In the aforementioned simulation experiment, the tank model is regarded as the interested target and the car model is the uninterested target. A rotation platform can be used to ensure that the blind area of the receiving system aims at the interested target in a practical situation. For example, when we regard the car model as the interested target and the tank model as the uninterested target, the LPT and reversed LPT images of the two targets are shown in Fig. 12. As shown in this figure, a large number of pixels lie in the interested car model and the car model is easy to be recognized. Fewer pixels represent uninterested the tank mode. Although it is difficult to recognize what it is, it indicates that something exists around the interested car model. If the users want to recognize it, then the blind area of the receiving system should be adjusted to locate it on the target using the rotation platform. Noting that the reversed LPT image has a slight distortion because the overlap areas are twice interpreted. Therefore, we should optimize the structural parameters to reduce the overlap areas.

Figure 12

Car model as the interested target and tank model as the uninterested target. (a) LPT image. (b) Reversed LPT image.

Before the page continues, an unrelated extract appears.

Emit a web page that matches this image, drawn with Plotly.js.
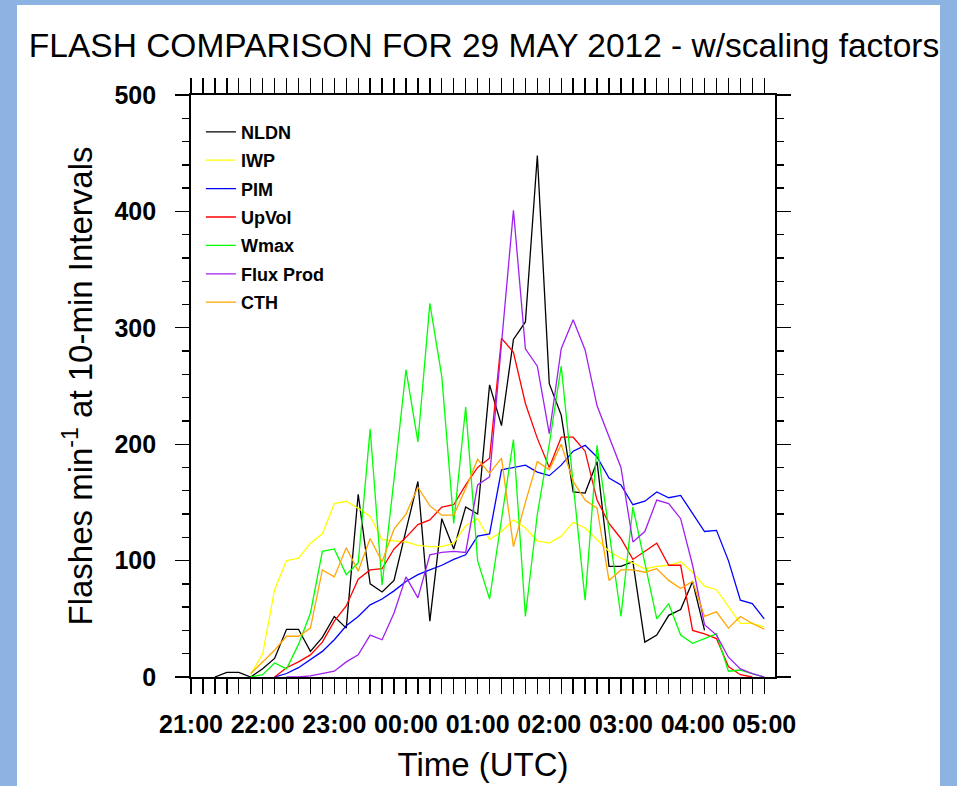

Unlike the mechanical scanning type Lidar, the proposed system is free of scanning component and uses an APD detector array to detect the pulsed echo signal. Therefore, it can increase the imaging speed significantly. Different from that the traditional flash Lidar using a single lens as the receiver, the proposed method employs microlens array as the receiver. The microlens array is arranged on the curved surface to obtain a large field of view, and the optical parameters of the microlens array are non-uniform to mimic the space-variant resolution property of the human eye. In additional, Compared with the flash Lidar using a single APD integrated array, the proposed system utilizes discrete components to compose the APD array. This system can easily increase the number of the APD detector as required and effectively decrease the electrical crosstalk of adjacent APD detectors due to the existence of the aperture array. The latter task is often difficult for the single APD integrated array. A comparative analysis between this work and some current state-of-art flash Lidar systems is conducted to help understand the characteristics of the proposed system, and the results are listed in Table 2. Notably, the imaging speed mainly depends on the repetition rate of the pulsed laser, the response time of the APD detector, and the processing speed of the ROIC. The imaging speed is evaluated by the number of frames per second. The time used for outputting one frame is the time from when the pulsed laser transmits the pulsed to the time when the FPGA outputs an image. The imaging speed of the proposed system is in the same orders of magnitude as that of the other systems because these effect factors on the imaging speed of the proposed system are the same order of magnitude as that of the other systems. The resolution of the proposed system may be insufficient to recognize the target. Therefore, if the users want to recognize the targets effectively, a higher resolution may be needed. However, increasing the resolution requires a larger number of the microlens array and the APD detector array, and this requirement raises the manufacturing difficulty and cost. Therefore, the users should select reasonable resolution depending on the practical application.

Table 2 Comparison of the proposed system and some current state of art flash Lidars.

Conclusions

In this study, a pulsed-laser 3D imaging inspired by the compound and human hybrid eye is proposed. The principle of the proposed system is introduced and the mathematical model of the receiving system is developed. The receiving system has 18 × 30 (rings × sections) microlenses that are distributed on a curved surface to mimic the large FOV feature of the compound eye. Meanwhile, the location distribution of these microlens on the curved surface and the optical parameters of these microlens are non-uniform to mimic the space-variant resolution property of the human eye. Simulation experiments are carried out on the proposed system, including imaging with a large FOV and space-variant resolution as well as rotation and scaling invariances. The results show that the entire FOV of the proposed system is up to 52°, and the system has a high resolution in the center FOV and a low resolution in the peripheral FOV. The rotation and scaling invariances are verified, and the results indicate that the proposed system has these two invariances of the human eye. The SNR of the proposed system is analyzed, and the results show that the SNR increases with the increase in the number of rings and the maximum SNR locates at the outmost periphery area. The main purpose of this paper is to provide the modeling and the simulation verification of the proposed pulsed-laser 3D imaging system inspired by compound and human hybrid eye. Our future works include performing experimental validation to obtain the distance and the intensity images.